FERC is rolled into the same chapter as the Department of Energy, which was written by former Commissioner Bernard McNamee, nominated by Trump in his first term. It calls for FERC to refocus on reliability and affordability, with more specific suggestions including ensuring “sufficient dispatchable on-demand generation” and reforming RTO markets to pay such generators “reliability pricing.” (See Plan for GOP President: Cut Climate Programs, ‘Re-examine’ RTOs.)
While Project 2025 and Trump’s executive order are based on the logic that independent agencies are not democratically accountable because of the president’s limited oversight, Peskoe pointed out that they combine functions from across all three branches.
“They are somewhat legislative, somewhat executive and somewhat judicial, that they sort of combine all three aspects, and that’s what kind of makes these agencies unique in our government,” Peskoe said.
Congress would be well within its powers to set rates for utilities in interstate commerce, but it just lacks the bandwidth to do that, so it created FERC to handle those issues, he continued.
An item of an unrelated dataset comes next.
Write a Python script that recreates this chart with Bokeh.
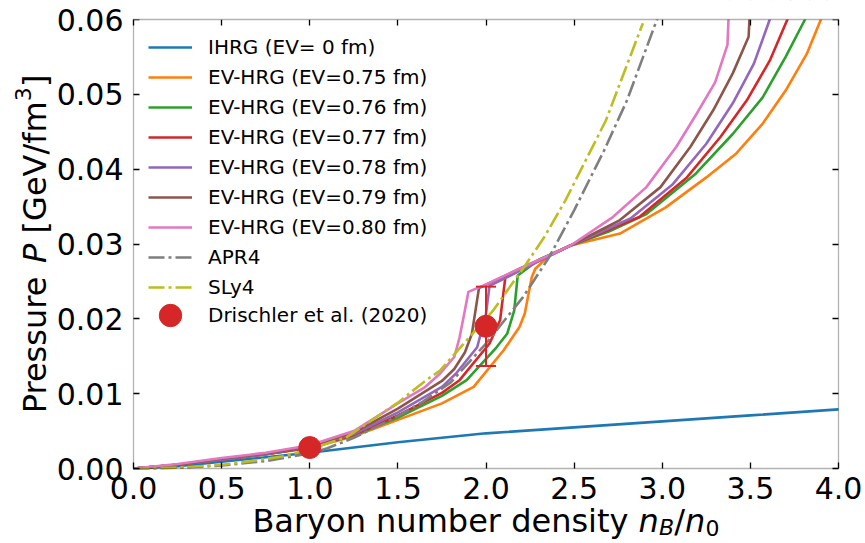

“These types of agencies have been around for a very long time,” Peskoe said. “They don’t really cite any particular problems with these agencies. It’s just this sort of constitutional accountability issue, which, again, hasn’t really come up in generations. So, it’s just a naked power grab by this administration.”
The White House does get to influence FERC by picking commissioners and naming the chair. Brownell said President George W. Bush picked her and former Texas Public Utility Commission Chair Pat Wood, whom Bush appointed as chair of FERC, because both had pushed forward electric competition in their respective states, and the president wanted to expand its role at the wholesale level.
Gramlich was a staffer for Wood, and he recalled visiting the White House — but not to take directions.
“We’d be briefing them on what’s happening so they could understand the impacts and guide legislation, but they were never telling us what to do,” Gramlich said.
Former FERC Chair Rich Glick, appointed by President Joe Biden, took some flack from The Wall Street Journal’s editorial page for meetings with the White House, but Gramlich said those were similar to what he and Wood did 20 years earlier. (See Glick Denies Taking Directions from Biden Admin.)
“Even if a chairman wanted to take cues from the White House, that’s always been sort of up to them,” Gramlich said. “But this would be structural. I mean, you could have the White House essentially overturning and approving actions that don’t reflect the votes of the commission.”
If the executive order is allowed to go into effect, and the courts wind up siding with the White House, some in the utility business might think of it as a win for a while, but politics change more quickly than the lifespan of much of the infrastructure FERC oversees, Brownell said.
“You have four years of an administration with everybody and their brother tinkering in the business without understanding it, and you create an instability that is very dangerous, particularly at a time that we desperately need new infrastructure.”